A class of positive Fox H-functions
Filippo Giraldi
TL;DR
This work develops a framework for obtaining Fox $H$-functions that are strictly positive on $\mathbb{R}^+$ by leveraging Mellin-convolution products of nonnegative elementary functions built from stretched-exponential and power-law forms. Positivity is guaranteed under explicit existence-positivity (e.p.) conditions on the indexes and parameters, which align with the Mellin-transform structure of the $H$-function. By translating a Mellin-convolution construction into a Fox $H$-function with appropriate index choices, the paper also shows how positivity propagates through elementary transforms (Laplace, Euler) and through products of $H$-functions, enabling the generation of new positive instances. The results further connect these positive Fox $H$-functions to classical special functions, including Wright hypergeometric functions, MacRobert's $E$-functions, and Meijer $G$-functions, under explicit positivity criteria. Overall, the approach provides a constructive pathway to a broad class of positive densities and related objects in applications where Fox $H$-functions appear.
Abstract
The Fox $H$-function is a special function which is defined via the Mellin-Barnes integrals and produces, as particular cases, Wright generalized hypergeometric functions, MacRobert's $E$-functions and Meijer $G$-functions, to name but few.
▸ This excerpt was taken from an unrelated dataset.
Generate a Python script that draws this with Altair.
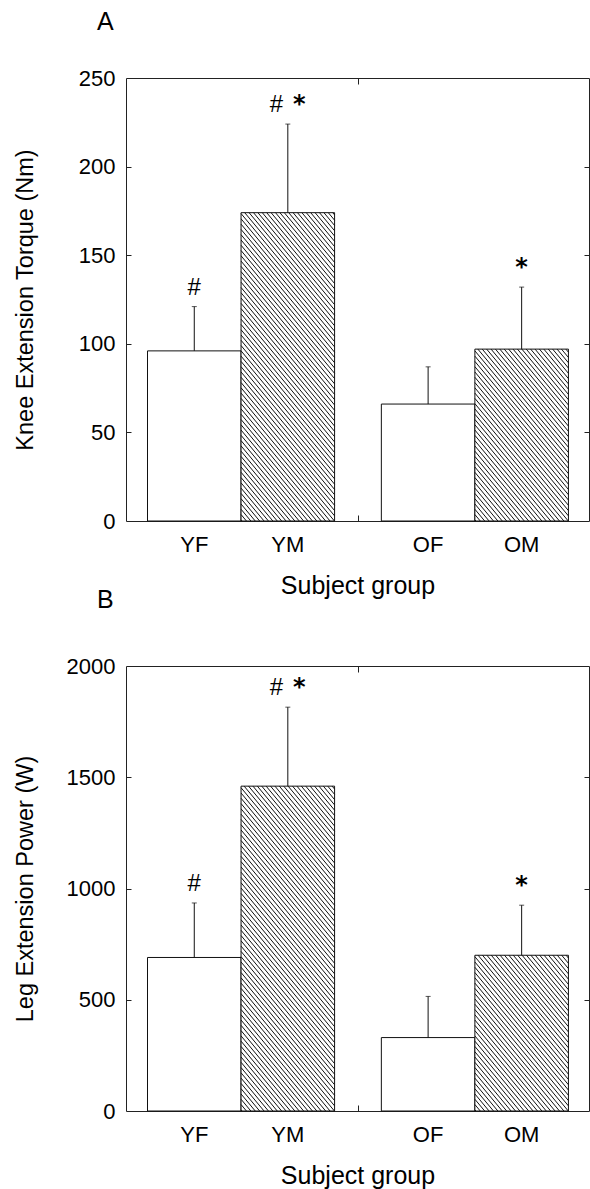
import altair as alt
import pandas as pd
import numpy as np

FONT = "Liberation Sans"

# ---- data ----
groups = ["YF", "YM", "OF", "OM"]
age = ["Young", "Young", "Old", "Old"]
sex = ["F", "M", "F", "M"]
torque_mean = [96, 174, 66, 97]
torque_sd = [25, 50, 21, 35]
power_mean = [690, 1460, 330, 700]
power_sd = [245, 355, 185, 225]
sig_marks = ["#", "# *", "", "*"]
torque_ticks = [0, 50, 100, 150, 200, 250]
power_ticks = [0, 500, 1000, 1500, 2000]

# ---- layout (bar-width units) ----
W = 463
XDOM = [-0.23, 4.72]
KX = W / (XDOM[1] - XDOM[0])
GAP_CENTER = 2.25
PAIR_SHIFT = 11.5 / KX
left_edge = [(0.0 if a == "Young" else 2.5) + (0.0 if s == "F" else 1.0) for a, s in zip(age, sex)]


def hatch_frame(means, ymax, H, slope=1.2, step=4.4):
    ky = H / ymax
    rows = []
    for g, s, x0d, m in zip(groups, sex, left_edge, means):
        if s != "M":
            continue
        x0 = (x0d - XDOM[0]) * KX
        x1 = (x0d + 1.0 - XDOM[0]) * KX
        ytop = H - m * ky
        ybot = H
        c = x0 - (ybot - ytop) / slope + 1.0
        while c < x1:
            ya = max(ytop, ytop + (x0 - c) * slope)
            yb = min(ybot, ytop + (x1 - c) * slope)
            if yb > ya:
                xa = c + (ya - ytop) / slope
                xb = c + (yb - ytop) / slope
                rows.append({
                    "hx": XDOM[0] + xa / KX, "hx2": XDOM[0] + xb / KX,
                    "hy": (H - ya) / ky, "hy2": (H - yb) / ky,
                })
            c += step
    return pd.DataFrame(rows)


def sig_frame(means, sds):
    rows = []
    for x0d, m, s, mk in zip(left_edge, means, sds, sig_marks):
        syms = mk.split()
        n = len(syms)
        for i, sym in enumerate(syms):
            shift = 0.0 if n == 1 else (-PAIR_SHIFT if i == 0 else PAIR_SHIFT)
            rows.append({"sx": x0d + 0.5 + shift, "sy": m + s, "sym": sym})
    return pd.DataFrame(rows)


def panel(means, sds, ymax, ticks, H, ytitle, letter, letter_offset):
    df = pd.DataFrame({
        "group": groups,
        "x0": left_edge,
        "x1": [v + 1.0 for v in left_edge],
        "xc": [v + 0.5 for v in left_edge],
        "mean": means,
        "top": [m + s for m, s in zip(means, sds)],
    })
    sdf = sig_frame(means, sds)
    xs = alt.Scale(domain=XDOM, nice=False, zero=False)
    ys = alt.Scale(domain=[0, ymax], nice=False, zero=True)
    inner = [t for t in ticks if 0 < t < ymax]

    bars = alt.Chart(df).mark_rect(fill="white", stroke="#111", strokeWidth=1).encode(
        x=alt.X("x0:Q", scale=xs, axis=alt.Axis(orient="top", offset=-H, values=[GAP_CENTER],
                                                 labels=False, domain=False, ticks=True, tickSize=6,
                                                 tickColor="#222", grid=False, title=None)),
        x2="x1:Q",
        y=alt.Y("mean:Q", scale=ys, axis=alt.Axis(orient="left", values=ticks, format="d",
                                                   ticks=False, tickSize=0,
                                                   domain=False, grid=False, labelPadding=11,
                                                   labelFontSize=22, title=ytitle, titleFontSize=23.5,
                                                   titleX=-94, titleY=H / 2, titleAngle=270,
                                                   titleBaseline="alphabetic", titleAlign="center")),
        y2=alt.datum(0),
    )

    hatch = alt.Chart(hatch_frame(means, ymax, H)).mark_rule(color="#111", strokeWidth=1).encode(
        x=alt.X("hx:Q", scale=xs, axis=alt.Axis(orient="bottom", offset=-H, values=[GAP_CENTER],
                                                 labels=False, domain=False, ticks=True, tickSize=6,
                                                 tickColor="#222", grid=False, title=None)),
        x2="hx2:Q",
        y=alt.Y("hy:Q", scale=ys, axis=alt.Axis(orient="right", offset=-W, values=inner,
                                                 labels=False, domain=False, ticks=True, tickSize=5,
                                                 tickColor="#222", grid=False, title=None)),
        y2="hy2:Q",
    )

    err = alt.Chart(df).mark_rule(color="#111", strokeWidth=1).encode(
        x=alt.X("xc:Q", scale=xs, axis=alt.Axis(orient="bottom", labels=False, ticks=False, domain=False,
                                                 grid=False, title="Subject group", titleFontSize=25,
                                                 titleY=72, titleBaseline="alphabetic")),
        y=alt.Y("mean:Q", scale=ys, axis=alt.Axis(orient="left", offset=-W, values=inner,
                                                   labels=False, domain=False, ticks=True, tickSize=5,
                                                   tickColor="#222", grid=False, title=None)),
        y2="top:Q",
    )

    caps = alt.Chart(df).mark_tick(orient="horizontal", size=5, thickness=1, color="#111").encode(
        x=alt.X("xc:Q", scale=xs, axis=None),
        y=alt.Y("top:Q", scale=ys, axis=None),
    )

    hashes = alt.Chart(sdf).transform_filter(alt.datum.sym == "#").mark_text(
        fontSize=24, dy=-12, baseline="alphabetic", color="black", font=FONT
    ).encode(
        x=alt.X("sx:Q", scale=xs, axis=None),
        y=alt.Y("sy:Q", scale=ys, axis=None),
        text="sym:N",
    )

    stars = alt.Chart(sdf).transform_filter(alt.datum.sym == "*").mark_text(
        fontSize=24, dy=-12.5, baseline="alphabetic", color="black", font="DejaVu Sans", fontWeight="bold"
    ).encode(
        x=alt.X("sx:Q", scale=xs, axis=None),
        y=alt.Y("sy:Q", scale=ys, axis=None),
        text="sym:N",
    )

    labels = alt.Chart(df).mark_text(fontSize=22, baseline="middle", color="black").encode(
        x=alt.X("xc:Q", scale=xs, axis=None),
        y=alt.value(H + 24),
        text="group:N",
    )

    return alt.layer(bars, hatch, err, caps, hashes, stars, labels).resolve_axis(
        x="independent", y="independent"
    ).properties(
        width=W, height=H,
        title=alt.TitleParams(letter, anchor="start", frame="group", dx=-29, offset=letter_offset,
                              baseline="alphabetic", fontSize=25, fontWeight="normal", font=FONT),
    )


top = panel(torque_mean, torque_sd, 250, torque_ticks, 443, "Knee Extension Torque (Nm)", "A", 12)
bottom = panel(power_mean, power_sd, 2000, power_ticks, 445, "Leg Extension Power (W)", "B", 22)

chart = alt.vconcat(top, bottom, spacing=145, bounds="flush").properties(
    padding={"left": 12, "top": 9, "right": 0, "bottom": 0}
).configure_view(stroke="#222", strokeWidth=1).configure_axis(
    labelFont=FONT, titleFont=FONT, labelColor="black", titleColor="black",
    titleFontWeight="normal", grid=False
).configure_text(font=FONT).configure_title(font=FONT, color="black")

chart.save("out.html", embed_options={"renderer": "svg", "actions": False})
Various cases of non-negative Fox $H$-functions are obtained in literature by relying on the properties of integral transforms and the complete monotonicity. In the present scenario, Fox $H$-functions, which are positive on $\mathbb{R}^+$, are determined via the Mellin convolution products of finite combinations, with possible repetitions, of elementary functions. The chosen elementary functions are non-negative on $\mathbb{R}^+$ and are defined via stretched exponential and power laws. Further forms of positive Fox $H$-functions can be obtained from the former via elementary properties and integral transforms. As particular cases, we determine forms of Wright generalized hypergeometric functions, MacRobert's $E$-functions and Meijer $G$-functions which are positive on $\mathbb{R}^+$.